The story, as it was being told, was too simple and, therefore, it just did not ring true. I knew there had to be more.

The war started and ended quickly and in the US, the media and political establishment were quick to celebrate the Israeli victory.

It was, we were told, “clean and quick” and “miraculous”.

There were two haunting photos from that period that were intended to capture the essence of the war.

One featured handsome and hopeful young Israeli soldiers standing next to Jerusalem’s Western Wall. It was meant to convey their joyous victory and their conquest of Jerusalem.

The other was a more ominous picture of shoes in the Sinai desert sand. We were told that they had been left by fleeing Egyptian soldiers, clearly intending to portray Israel’s enemies as vanquished cowards.

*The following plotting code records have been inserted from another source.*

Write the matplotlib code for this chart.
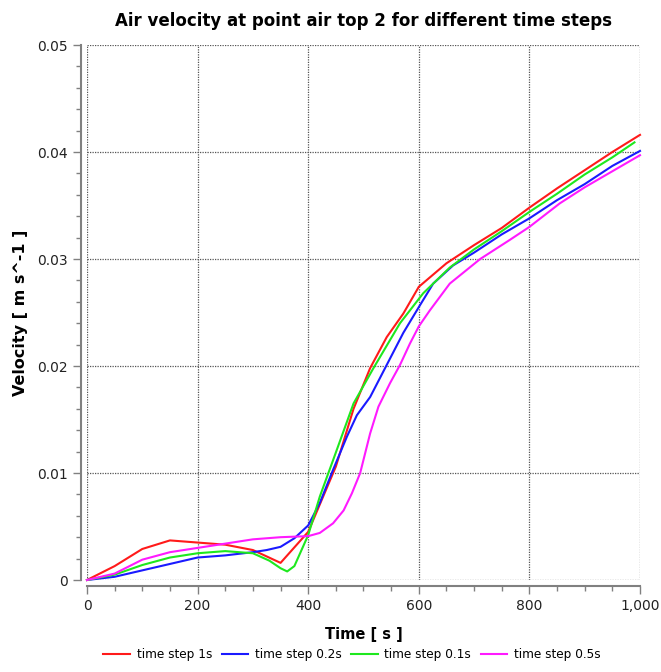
import matplotlib
matplotlib.use("Agg")
import matplotlib.pyplot as plt
from matplotlib.ticker import FuncFormatter, MultipleLocator

title = "Air velocity at point air top 2 for different time steps"
xlabel = "Time [ s ]"
ylabel = "Velocity [ m s^-1 ]"

t_1s = [0, 50, 100, 150, 200, 250, 300, 350, 400, 450, 482, 512, 542, 572, 600,
        650, 700, 750, 800, 850, 900, 950, 1000]
v_1s = [0, 0.0013, 0.0029, 0.0037, 0.0035, 0.0033, 0.0028, 0.0016, 0.0045, 0.0106,
        0.0160, 0.0198, 0.0227, 0.0249, 0.0274, 0.0296, 0.0313, 0.0329, 0.0348,
        0.0366, 0.0383, 0.0400, 0.0416]

t_02s = [0, 50, 100, 150, 200, 250, 300, 325, 350, 375, 400, 421, 445, 470, 488,
         512, 542, 572, 600, 626, 662, 700, 750, 800, 850, 900, 950, 1000]
v_02s = [0, 0.0003, 0.0009, 0.0015, 0.0021, 0.0023, 0.0026, 0.0028, 0.0031, 0.0039,
         0.0051, 0.0072, 0.0103, 0.0134, 0.0154, 0.0171, 0.0201, 0.0231, 0.0255,
         0.0277, 0.0294, 0.0306, 0.0323, 0.0338, 0.0355, 0.0370, 0.0387, 0.0401]

t_01s = [0, 50, 100, 150, 200, 250, 300, 330, 350, 362, 375, 400, 421, 445, 482,
         518, 566, 608, 656, 700, 750, 800, 850, 900, 950, 990]
v_01s = [0, 0.0005, 0.0014, 0.0021, 0.0025, 0.0027, 0.0025, 0.0018, 0.0011, 0.0008,
         0.0013, 0.0042, 0.0078, 0.0112, 0.0165, 0.0198, 0.0240, 0.0268, 0.0292,
         0.0309, 0.0326, 0.0344, 0.0361, 0.0379, 0.0395, 0.0409]

t_05s = [0, 50, 100, 150, 200, 250, 300, 350, 400, 421, 445, 464, 479, 494, 512,
         527, 548, 566, 584, 600, 620, 656, 711, 765, 800, 855, 900, 950, 1000]
v_05s = [0, 0.0006, 0.0019, 0.0026, 0.0030, 0.0034, 0.0038, 0.0040, 0.0041, 0.0044,
         0.0053, 0.0065, 0.0081, 0.0100, 0.0137, 0.0162, 0.0184, 0.0201, 0.0221,
         0.0237, 0.0252, 0.0277, 0.0300, 0.0318, 0.0330, 0.0352, 0.0367, 0.0382,
         0.0397]

series = [
    ("time step 1s", t_1s, v_1s, "#ff1a1a"),
    ("time step 0.2s", t_02s, v_02s, "#1a1aff"),
    ("time step 0.1s", t_01s, v_01s, "#1ee81e"),
    ("time step 0.5s", t_05s, v_05s, "#ff1aff"),
]

W, H = 661, 672
fig = plt.figure(figsize=(W / 100, H / 100), dpi=100)
ax = fig.add_axes([87 / W, 1 - 580 / H, (640 - 87) / W, (580 - 45) / H])

for label, t, v, c in series:
    ax.plot(t, v, color=c, lw=1.5, label=label, clip_on=False)

ax.set_xlim(0, 1000)
ax.set_ylim(0, 0.05)
ax.xaxis.set_major_locator(MultipleLocator(200))
ax.xaxis.set_minor_locator(MultipleLocator(50))
ax.yaxis.set_major_locator(MultipleLocator(0.01))
ax.yaxis.set_minor_locator(MultipleLocator(0.002))
ax.xaxis.set_major_formatter(FuncFormatter(lambda x, p: f"{int(round(x)):,}"))
ax.yaxis.set_major_formatter(FuncFormatter(lambda y, p: "0" if abs(y) < 1e-12 else f"{y:.2f}"))

ax.grid(True, which="major", color="#555555", linestyle=(0, (1, 1)), lw=0.9)
for s in ["top", "right"]:
    ax.spines[s].set_visible(False)
for s in ["left", "bottom"]:
    ax.spines[s].set_position(("outward", 4))
    ax.spines[s].set_color("#808080")
    ax.spines[s].set_linewidth(1.5)
ax.tick_params(which="major", length=6, width=1, color="#808080", labelsize=10,
               labelcolor="#222222")
ax.tick_params(which="minor", length=3.5, width=1, color="#808080")

ax.set_title(title, fontsize=12, fontweight="bold", pad=14)
ax.set_xlabel(xlabel, fontsize=10.5, fontweight="bold", labelpad=10)
ax.set_ylabel(ylabel, fontsize=11.5, fontweight="bold", labelpad=7)

fig.legend(loc="lower center", bbox_to_anchor=(352 / W, 0.0), ncol=4, frameon=False,
           fontsize=8.7, handlelength=2.2, handletextpad=0.55, columnspacing=0.8)

fig.savefig("out.png", dpi=100, facecolor="white")
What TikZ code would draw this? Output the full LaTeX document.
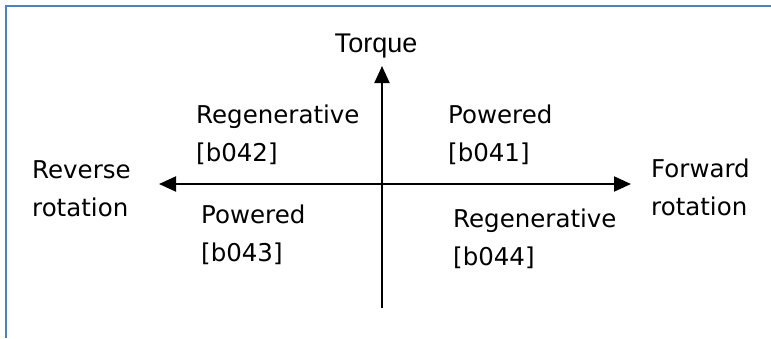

I knew enough about the “fog of war” to know that we did not know the whole story, but it was not until years later that the bloody horrors that accompanied these pictures became known, establishing that this war had been neither “clean” nor “miraculous”.

In September 1995, The New York Times ran a story under the headline “Egypt says Israelis killed POWs in the ‘67 war”.

The story reported on the discovery of mass graves in the Sinai desert containing the bodies of Egyptian soldiers, together with eyewitness accounts of the killings.

One former Egyptian soldier reported: “I saw a line of prisoners, civilian and military, and they [the Israelis] opened fire at them all at once. When they we’re dead, they told us to bury them.”